The parallel with chemistry is exact.  The chemical elements were always the foundation of physical materials and were always the same.  In this perspective, chemistry can be said to be timeless. But chemistry also has a history and this in two senses (leaving aside the history of the cosmic formation of matter).  First, our ways of understanding the physical world vary over time and are subject to qualitative leaps, like the one that took place in the nineteenth century culminating in Mendeleev’s Table of the elements.  Second, experimentation (particularly following the specification of the elements in the nineteenth century, but to some degree active throughout human history) leads to discoveries regarding how physical materials can be heated or mixed or otherwise manipulated to produce something new.  Of course the possibility of such innovation always existed, synchronically; but its dis-covery and applied use occurs only in historical time, diachronically.

As an example, the discovery of bronze was both something new in human history and something “ancient” — “ancient” because the potential for bronze always existed.  Once discovered, the process of bronze-making could be refined indefinitely, but the achievement could also be applied to other materials like iron.  It was, of course, exactly experimentation of this type, prior to the discoveries in the nineteenth century that eventually gave birth to modern chemistry.  A kind of proto-chemistry was practised, one of whose driving (though not necessarily explicitly posed) questions was: how does this work?

Such innovations are explosive in human history because they inexorably lead to further ones and, in the process, alter or revolutionize existing social relations. And, as McLuhan insisted, existing images of individual identity are at the same time explosively altered along with them. A kind of back and forth is initiated between objective discoveries and subjective ones, each being cause and effect of the other in turn, that progressively exposes, in small or large steps, the principles of both.

McLuhan’s proposal was just that the interior landscape be considered in similar fashion to the external one.  Here too the possibilities of human experience are timeless, “ancient”, just as the chemical elements are “ancient”. But, again like chemistry, the relation of these ancient possibilities to human consciousness is anything but clear in the beginning and can gradually become so only through an extended historical dynamic. Further, in both domains, truth is not a matter of coming to know everything there is to know in some lightening bolt moment of inspiration, it is a matter of continuous work on questions which are known to be problematic — and this in a process which has no end.

However, human beings, fundamentally unlike physical materials, are momentarily (also epochally) subject to changes in the structure of their experience depending on individual circumstances like health, mood, age, genius, etc, and on environmental circumstances like war, weather events, economic changes, etc.  It may therefore be said that human possibilities contest or quarrel in ways that chemical elements do not.

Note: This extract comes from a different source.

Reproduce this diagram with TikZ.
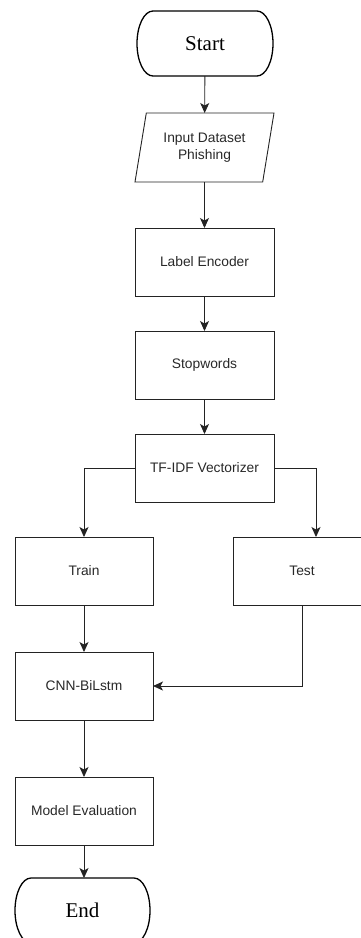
\documentclass[tikz,border=0pt]{standalone}
\usepackage{fontspec}
\setmainfont{Liberation Serif}
\newfontfamily\boxfont{Liberation Sans}
\usepackage{tikz}
\usetikzlibrary{positioning, arrows.meta, shapes.geometric}
\definecolor{flowline}{RGB}{35, 35, 35}
\definecolor{flowtext}{RGB}{40, 40, 40}

% outline of a start/end terminal round a named node
\newcommand{\drawterminal}[1]{%
  \draw [termline] ([xshift=16pt]#1.north west) -- ([xshift=-16pt]#1.north east)
    arc [start angle=90, end angle=-90, x radius=16pt, y radius=32.5pt]
    -- ([xshift=16pt]#1.south west)
    arc [start angle=270, end angle=90, x radius=16pt, y radius=32.5pt] -- cycle;}

\begin{document}
\begin{tikzpicture}[
      x=1pt, y=1pt,
      procbox/.style={draw=flowline, line width=0.9pt, outer sep=0pt, minimum width=139pt, minimum height=68pt, inner sep=2pt, align=center, text=flowtext, font=\boxfont\fontsize{13.8}{16.5}\selectfont},
      iobox/.style={procbox, trapezium, trapezium left angle=71, trapezium right angle=109, trapezium stretches body, minimum width=139pt, minimum height=69pt},
      terminal/.style={outer sep=0pt, minimum width=136pt, minimum height=65pt, inner sep=0pt, font=\fontsize{21}{24}\selectfont},
      termline/.style={draw=black, line width=1.3pt},
      arrowline/.style={-{Stealth[length=10pt, width=9pt, inset=2.5pt]}, line width=0.9pt, flowline}
    ]
      \useasboundingbox (0,0) rectangle (361,-938);
      \clip (0,0) rectangle (361,-938);

      \node [terminal] (start) at (205,-43.5) {Start};
      \node [iobox, below=37pt of start, xshift=-0.5pt] (input) {Input Dataset\\Phishing};
      \node [procbox, below=46pt of input] (encoder) {Label Encoder};
      \node [procbox, below=35pt of encoder] (stopwords) {Stopwords};
      \node [procbox, below=35pt of stopwords] (tfidf) {TF-IDF Vectorizer};
      \node [procbox, below=35pt of tfidf, xshift=-120.5pt, minimum width=138pt] (train) {Train};
      \node [procbox, below=35pt of tfidf, xshift=97.5pt, minimum width=138pt] (test) {Test};
      \node [procbox, below=47pt of train, minimum width=138pt] (cnn) {CNN-BiLstm};
      \node [procbox, below=57pt of cnn, minimum width=138pt] (evaluation) {Model Evaluation};
      \node [terminal, below=33pt of evaluation, xshift=-1.5pt, minimum width=135pt] (end) {End};
      \drawterminal{start}
      \drawterminal{end}

      \draw [arrowline] (start) -- (input);
      \draw [arrowline] (input) -- (encoder);
      \draw [arrowline] (encoder) -- (stopwords);
      \draw [arrowline] (stopwords) -- (tfidf);
      \draw [arrowline] (tfidf.west) -| (train.north);
      \draw [arrowline] (tfidf.east) -| ([xshift=14pt]test.north);
      \draw [arrowline] (train) -- (cnn);
      \draw [arrowline] (test.south) |- (cnn.east);
      \draw [arrowline] (cnn) -- (evaluation);
      \draw [arrowline] (evaluation.south) -- (evaluation.south |- end.north);
    \end{tikzpicture}
\end{document}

According to McLuhan, all human experience has always been generated out of this quarrel. But just which possibilities are developed out of the quarrel’s full spectrum, and what is known of this process of development, these not only vary in history, they are history! 

The electric age offers unique opportunities (and duties) to research and to shape history1 on an on-going basis. But the necessary condition of this research is recognition of the knot of synchronic and diachronic times in the genesis of human consciousness.

  1. ‘Shaping history’ in McLuhan’s sense does not entail some sort of God-like take-over or hi-jacking of being itself in the way bad readings of Hegel sometimes assert. Instead, ‘shaping history’ implies the responsibility of a creature to use its unique powers of thought and communication to order the world and itself in accord with the intrinsic dignity of that world and of all its beings. For McLuhan’s thoughts on hijacking see The hijacked world.